Task directions —
Return the material exactly, first line through the line containing "(0,0) rectangle (485,423);", and nothing more. Pictures stay out.
────────────────
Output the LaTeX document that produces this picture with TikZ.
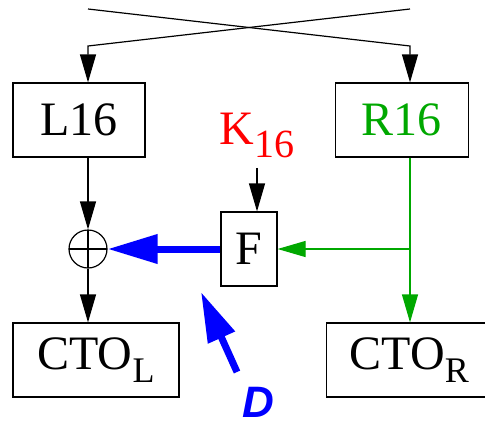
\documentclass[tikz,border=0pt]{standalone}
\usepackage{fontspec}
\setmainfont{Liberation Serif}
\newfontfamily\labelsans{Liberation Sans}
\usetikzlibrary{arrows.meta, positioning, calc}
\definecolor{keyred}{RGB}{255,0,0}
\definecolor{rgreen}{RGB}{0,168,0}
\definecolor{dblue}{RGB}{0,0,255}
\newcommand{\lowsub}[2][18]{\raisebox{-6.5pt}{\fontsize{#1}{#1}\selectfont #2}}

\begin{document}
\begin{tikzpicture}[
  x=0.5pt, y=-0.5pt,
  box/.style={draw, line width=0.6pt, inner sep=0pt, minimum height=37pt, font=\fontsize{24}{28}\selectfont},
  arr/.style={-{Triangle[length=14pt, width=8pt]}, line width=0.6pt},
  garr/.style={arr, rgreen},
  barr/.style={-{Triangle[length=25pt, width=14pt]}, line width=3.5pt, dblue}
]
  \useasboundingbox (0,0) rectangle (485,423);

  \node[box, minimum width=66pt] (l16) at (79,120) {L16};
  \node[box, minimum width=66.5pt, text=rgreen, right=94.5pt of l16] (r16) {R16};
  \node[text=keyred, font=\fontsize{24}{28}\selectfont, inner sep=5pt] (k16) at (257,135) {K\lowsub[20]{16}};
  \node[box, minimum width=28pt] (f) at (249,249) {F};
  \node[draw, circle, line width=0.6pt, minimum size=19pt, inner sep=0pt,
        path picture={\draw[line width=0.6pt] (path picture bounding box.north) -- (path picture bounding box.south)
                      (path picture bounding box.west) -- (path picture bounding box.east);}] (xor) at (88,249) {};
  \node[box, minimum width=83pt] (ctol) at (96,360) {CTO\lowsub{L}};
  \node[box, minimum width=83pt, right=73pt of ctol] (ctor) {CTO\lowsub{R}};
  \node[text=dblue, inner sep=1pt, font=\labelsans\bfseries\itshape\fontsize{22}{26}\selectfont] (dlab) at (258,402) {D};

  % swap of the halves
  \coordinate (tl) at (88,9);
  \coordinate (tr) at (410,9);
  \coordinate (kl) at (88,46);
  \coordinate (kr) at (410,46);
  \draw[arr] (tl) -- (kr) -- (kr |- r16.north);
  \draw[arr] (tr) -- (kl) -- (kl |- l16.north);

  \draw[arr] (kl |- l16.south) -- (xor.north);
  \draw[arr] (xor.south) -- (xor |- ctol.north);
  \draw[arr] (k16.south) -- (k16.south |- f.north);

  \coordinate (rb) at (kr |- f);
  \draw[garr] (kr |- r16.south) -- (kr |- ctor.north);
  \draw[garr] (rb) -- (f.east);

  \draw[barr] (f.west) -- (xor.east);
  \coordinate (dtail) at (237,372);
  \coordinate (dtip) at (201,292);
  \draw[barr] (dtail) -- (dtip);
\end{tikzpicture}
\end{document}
────────────────
Exercise result —
Output the LaTeX document that produces this picture with TikZ.
\documentclass[tikz,border=0pt]{standalone}
\usepackage{fontspec}
\setmainfont{Liberation Serif}
\newfontfamily\labelsans{Liberation Sans}
\usetikzlibrary{arrows.meta, positioning, calc}
\definecolor{keyred}{RGB}{255,0,0}
\definecolor{rgreen}{RGB}{0,168,0}
\definecolor{dblue}{RGB}{0,0,255}
\newcommand{\lowsub}[2][18]{\raisebox{-6.5pt}{\fontsize{#1}{#1}\selectfont #2}}

\begin{document}
\begin{tikzpicture}[
  x=0.5pt, y=-0.5pt,
  box/.style={draw, line width=0.6pt, inner sep=0pt, minimum height=37pt, font=\fontsize{24}{28}\selectfont},
  arr/.style={-{Triangle[length=14pt, width=8pt]}, line width=0.6pt},
  garr/.style={arr, rgreen},
  barr/.style={-{Triangle[length=25pt, width=14pt]}, line width=3.5pt, dblue}
]
  \useasboundingbox (0,0) rectangle (485,423);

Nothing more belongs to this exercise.